# Direction
Reproduce exactly, with no pictures, each line from the opening of the material down through the line containing "b2 = ax.bar(x".
↓↓↓
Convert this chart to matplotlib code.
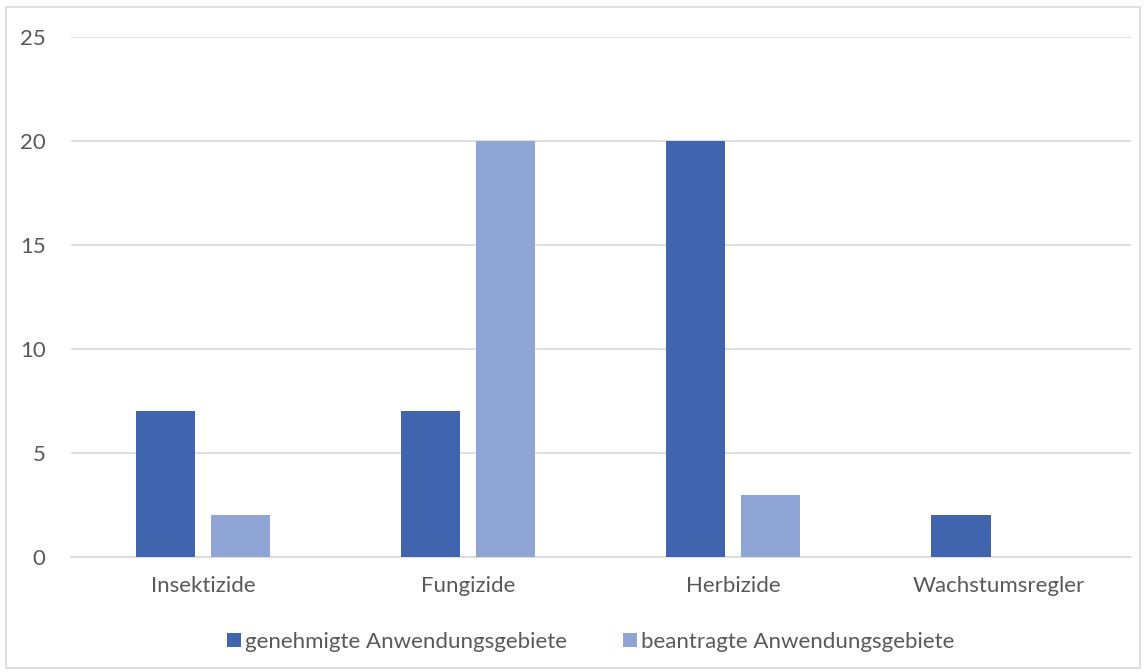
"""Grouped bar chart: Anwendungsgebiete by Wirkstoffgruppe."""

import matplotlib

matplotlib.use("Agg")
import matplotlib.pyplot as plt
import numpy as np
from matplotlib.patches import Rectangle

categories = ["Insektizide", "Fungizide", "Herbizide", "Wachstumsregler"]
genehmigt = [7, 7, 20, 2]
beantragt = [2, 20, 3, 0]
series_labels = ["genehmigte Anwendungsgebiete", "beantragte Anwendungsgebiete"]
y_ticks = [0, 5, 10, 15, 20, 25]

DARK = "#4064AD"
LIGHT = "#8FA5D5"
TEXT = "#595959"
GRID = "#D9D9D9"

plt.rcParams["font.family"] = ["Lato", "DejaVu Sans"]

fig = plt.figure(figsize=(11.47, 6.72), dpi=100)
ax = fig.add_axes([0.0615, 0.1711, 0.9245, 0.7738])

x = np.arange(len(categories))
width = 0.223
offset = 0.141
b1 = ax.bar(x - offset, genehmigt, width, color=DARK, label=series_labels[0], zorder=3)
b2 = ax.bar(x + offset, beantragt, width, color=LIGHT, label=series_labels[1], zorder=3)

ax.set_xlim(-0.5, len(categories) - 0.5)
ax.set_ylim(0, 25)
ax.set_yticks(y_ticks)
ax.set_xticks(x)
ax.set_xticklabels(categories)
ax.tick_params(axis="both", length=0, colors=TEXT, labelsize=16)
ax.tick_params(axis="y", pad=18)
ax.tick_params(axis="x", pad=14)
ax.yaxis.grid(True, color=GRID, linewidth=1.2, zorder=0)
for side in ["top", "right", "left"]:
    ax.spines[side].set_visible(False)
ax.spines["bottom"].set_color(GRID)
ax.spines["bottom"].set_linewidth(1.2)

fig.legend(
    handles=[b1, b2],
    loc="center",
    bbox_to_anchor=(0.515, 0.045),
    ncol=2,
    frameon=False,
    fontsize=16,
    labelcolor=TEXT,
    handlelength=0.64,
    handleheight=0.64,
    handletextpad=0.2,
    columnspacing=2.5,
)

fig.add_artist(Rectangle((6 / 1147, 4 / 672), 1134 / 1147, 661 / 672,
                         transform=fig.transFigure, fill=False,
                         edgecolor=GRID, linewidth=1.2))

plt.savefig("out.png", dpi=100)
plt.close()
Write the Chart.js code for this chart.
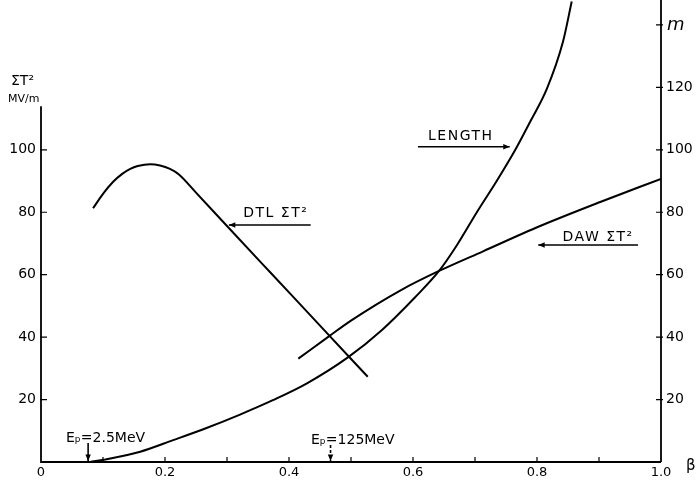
↑↑↑
# The reply
Convert this chart to matplotlib code.
"""Grouped bar chart: Anwendungsgebiete by Wirkstoffgruppe."""

import matplotlib

matplotlib.use("Agg")
import matplotlib.pyplot as plt
import numpy as np
from matplotlib.patches import Rectangle

categories = ["Insektizide", "Fungizide", "Herbizide", "Wachstumsregler"]
genehmigt = [7, 7, 20, 2]
beantragt = [2, 20, 3, 0]
series_labels = ["genehmigte Anwendungsgebiete", "beantragte Anwendungsgebiete"]
y_ticks = [0, 5, 10, 15, 20, 25]

DARK = "#4064AD"
LIGHT = "#8FA5D5"
TEXT = "#595959"
GRID = "#D9D9D9"

plt.rcParams["font.family"] = ["Lato", "DejaVu Sans"]

fig = plt.figure(figsize=(11.47, 6.72), dpi=100)
ax = fig.add_axes([0.0615, 0.1711, 0.9245, 0.7738])

x = np.arange(len(categories))
width = 0.223
offset = 0.141
b1 = ax.bar(x - offset, genehmigt, width, color=DARK, label=series_labels[0], zorder=3)
b2 = ax.bar(x + offset, beantragt, width, color=LIGHT, label=series_labels[1], zorder=3)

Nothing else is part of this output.